Approach the conversation with curiosity rather than complaint. Instead of listing what has gone wrong, talk about what you would both love more of. Frame it as a shared project, because rebuilding a spark is something you do together rather than something one person fixes for the other. When both partners feel heard and willing, the warmth tends to return more quickly than either of you expected. Try to keep checking in over the following weeks too, since a single conversation rarely fixes everything. Treating reconnection as an ongoing habit, rather than a one off fix, is what helps the renewed closeness last.
Frequently asked questions
Is it normal for the spark to fade in a long relationship?
Yes, completely. The intense excitement of the early months is driven partly by novelty and brain chemistry that naturally settles over time. A calmer phase is not a warning sign on its own. What matters is whether you keep nurturing connection, because affection and attraction can be rekindled at almost any stage with consistent effort.
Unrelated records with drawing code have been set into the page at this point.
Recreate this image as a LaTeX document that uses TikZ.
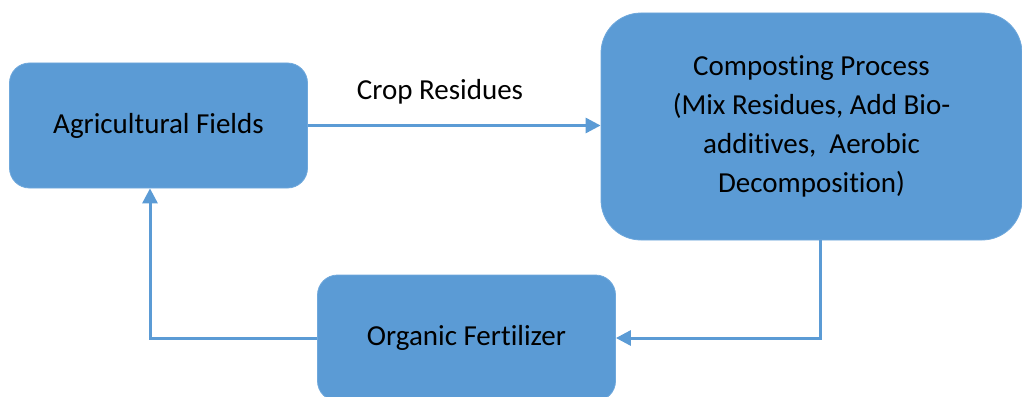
\documentclass[tikz,border=0pt]{standalone}
\usepackage{fontspec}
\setmainfont{Carlito}[Ligatures={NoCommon}]
\usetikzlibrary{arrows.meta}
\definecolor{boxblue}{HTML}{5B9BD5}
\definecolor{boxedge}{HTML}{6FA8DC}
\begin{document}
\begin{tikzpicture}[x=1pt,y=-1pt,
  box/.style={rectangle, fill=boxblue, draw=boxedge, line width=0.8pt,
    inner sep=0pt, align=center, text=black,
    font=\fontsize{29}{39}\selectfont},
  flow/.style={draw=boxblue, line width=3pt,
    -{Triangle[length=15pt,width=15pt]}},
  lab/.style={text=black, font=\fontsize{29}{39}\selectfont}]
\useasboundingbox (0,0) rectangle (1022,396);
\clip (0,0) rectangle (1022,396);

% process boxes
\node[box, rounded corners=20pt, minimum width=298pt, minimum height=125pt]
  (fields) at (158.5,125.5) {Agricultural Fields};
\node[box, rounded corners=40pt, minimum width=421pt, minimum height=227pt]
  (compost) at (811.5,126.5)
  {Composting Process\\(Mix Residues, Add Bio-\\additives,\ \ Aerobic\\Decomposition)};
\node[box, rounded corners=20pt, minimum width=298pt, minimum height=126pt]
  (fert) at (466.5,338) {Organic Fertilizer};

% connectors
\draw[flow] (fields.east) -- (fields.east -| compost.west);
\node[lab] (residues) at (440,92) {Crop Residues};
\draw[flow] ([xshift=8.5pt]compost.south) |- (fert.east);
\draw[flow] (fert.west) -| ([xshift=-8.5pt]fields.south);
\end{tikzpicture}
\end{document}
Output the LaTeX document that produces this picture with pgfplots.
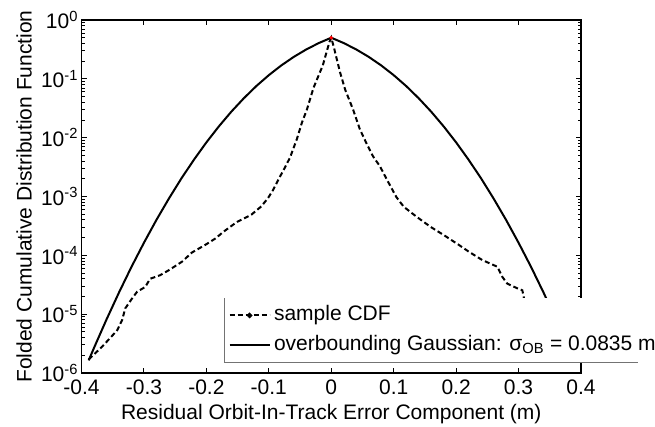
\documentclass[border=0pt]{standalone}
\usepackage{fontspec}
\setmainfont{Liberation Sans}
\usepackage{pgfplots}
\pgfplotsset{compat=1.18}
\newcommand{\fsz}{\fontsize{21}{25}\selectfont}
\begin{document}
\begin{tikzpicture}[x=1pt,y=1pt]
\begin{axis}[name=ax, at={(0,0)}, anchor=south west,
  width=499.5pt, height=353pt, scale only axis,
  xmin=-0.4, xmax=0.4, ymode=log, ymin=1e-6, ymax=1,
  xtick={-0.4,-0.3,-0.2,-0.1,0,0.1,0.2,0.3,0.4},
  xticklabels={-0.4,-0.3,-0.2,-0.1,0,0.1,0.2,0.3,0.4},
  ytick={1e-6,1e-5,1e-4,1e-3,1e-2,1e-1,1},
  yticklabels={10\textsuperscript{-6},10\textsuperscript{-5},10\textsuperscript{-4},10\textsuperscript{-3},10\textsuperscript{-2},10\textsuperscript{-1},10\textsuperscript{0}},
  tick align=inside, major tick length=5pt, minor tick length=3pt,
  axis line style={line width=1.3pt},
  every tick/.style={black, line width=0.9pt},
  tick label style={font=\fsz},
  xticklabel style={yshift=-3pt},
  label style={font=\fsz},
  xlabel={Residual Orbit-In-Track Error Component (m)},
  ylabel={Folded Cumulative Distribution Function},
  xlabel style={at={(axis description cs:0.5,-0.116)}, anchor=center},
  ylabel style={at={(axis description cs:-0.115,0.5)}, anchor=center},
  legend style={at={(axis description cs:0.286,0.2125)}, anchor=north west, draw=none, fill=white, font=\fsz, row sep=3.5pt, inner sep=4pt, nodes={inner sep=3.5pt, text height=15pt, text depth=4.5pt}},
  legend cell align=left,
  legend image code/.code={\draw[mark repeat=2,mark phase=2,#1] plot coordinates {(0pt,0pt) (20pt,0pt) (40pt,0pt)};},
]
\addlegendimage{black, line width=2pt, dash pattern=on 5pt off 3pt, mark=*, mark size=1.6pt, mark options={solid}}
\addlegendentry{sample CDF}
\addlegendimage{black, line width=2pt}
\addlegendentry{overbounding Gaussian: σ\textsubscript{OB} = 0.0835 m}
\addplot[black, line width=2pt, forget plot] coordinates {
(-0.3885,1.64e-6) (-0.38,2.67e-6) (-0.36,8.1e-6) (-0.34,2.33e-5) (-0.32,6.36e-5)
(-0.30,1.636e-4) (-0.28,4.0e-4) (-0.26,9.24e-4) (-0.24,2.03e-3) (-0.22,4.21e-3)
(-0.20,8.31e-3) (-0.18,1.556e-2) (-0.16,2.77e-2) (-0.14,4.68e-2) (-0.12,7.54e-2)
(-0.10,0.1155) (-0.08,0.169) (-0.06,0.2362) (-0.04,0.316) (-0.02,0.4054) (0,0.5)
(0.02,0.4054) (0.04,0.316) (0.06,0.2362) (0.08,0.169) (0.10,0.1155)
(0.12,7.54e-2) (0.14,4.68e-2) (0.16,2.77e-2) (0.18,1.556e-2) (0.20,8.31e-3)
(0.22,4.21e-3) (0.24,2.03e-3) (0.26,9.24e-4) (0.28,4.0e-4) (0.30,1.636e-4)
(0.32,6.36e-5) (0.34,2.33e-5) (0.36,8.1e-6) (0.38,2.67e-6) (0.3885,1.64e-6)
};
\addplot[black, line width=2pt, dash pattern=on 5pt off 3pt, forget plot] coordinates {
(-0.3885,1.7e-6) (-0.367,2.8e-6) (-0.343,5.3e-6) (-0.335,7.9e-6) (-0.330,1.25e-5)
(-0.319,1.85e-5) (-0.311,2.4e-5) (-0.298,2.9e-5) (-0.290,4.0e-5) (-0.274,4.6e-5)
(-0.260,5.6e-5) (-0.239,7.8e-5) (-0.223,1.12e-4) (-0.202,1.5e-4) (-0.185,1.95e-4)
(-0.173,2.5e-4) (-0.151,3.7e-4) (-0.128,4.9e-4) (-0.112,6.8e-4) (-0.101,9.5e-4)
(-0.093,1.3e-3) (-0.084,2.0e-3) (-0.075,3.0e-3) (-0.066,4.6e-3) (-0.055,9.5e-3)
(-0.047,1.8e-2) (-0.039,3.0e-2) (-0.0285,7.0e-2) (-0.0135,0.17) (-0.003,0.42) (0,0.5)
(0.004,0.35) (0.014,0.13) (0.0224,0.065) (0.035,0.030) (0.0457,0.014) (0.0564,8.0e-3)
(0.067,4.8e-3) (0.0777,3.3e-3) (0.089,1.95e-3) (0.104,9.9e-4) (0.116,6.7e-4)
(0.137,4.5e-4) (0.159,3.05e-4) (0.1805,2.2e-4) (0.2045,1.5e-4) (0.2205,1.15e-4)
(0.242,8.3e-5) (0.266,6.4e-5) (0.274,4.3e-5) (0.282,3.3e-5) (0.298,2.75e-5)
(0.306,2.55e-5) (0.3085,1.9e-5) (0.310,1.5e-5)
};
\addplot[only marks, mark=*, mark size=1.6pt, red, forget plot] coordinates {(0,0.5)};
\end{axis}
\draw[black!55, line width=0.8pt] (142.8,75) -- (142.8,11) -- (556.5,11);
\pgfresetboundingbox
\path (-81.5,-53) rectangle (573.5,373);
\end{tikzpicture}
\end{document}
How long does it take to bring back the spark?
There is no fixed timeline, as it depends on how distant things have become and how willing both people are. Some couples feel a shift within a few weeks of making time and effort, while deeper disconnection can take longer. The key is steady, genuine change rather than a single grand gesture, and small improvements often build momentum surprisingly fast.
Can a relationship survive once the spark is gone?
In most cases, yes. A faded spark is usually a sign of neglect rather than a lack of love, and neglect can be reversed. Many couples rediscover a richer, steadier passion than they had before. If you both want to reconnect and are willing to put in the effort, the odds are firmly in your favour.
What if only one of us wants to rekindle things?
Start by sharing how you feel honestly and without blame, then invite your partner into the idea rather than pressuring them. Often one person taking the first gentle steps, such as more affection or planned time together, encourages the other to respond. If the imbalance continues, couples counselling can help you understand what is really going on beneath the surface.
Learning how to bring back the spark in a relationship is rarely about one big romantic grand gesture. It is about reclaiming time together, welcoming novelty and play, rebuilding closeness and talking openly about what you both need. Choose one or two of these habits to start with, keep at them gently, and give your partnership the patience it deserves. The warmth you remember is almost always still there, ready to grow back into something even stronger than before.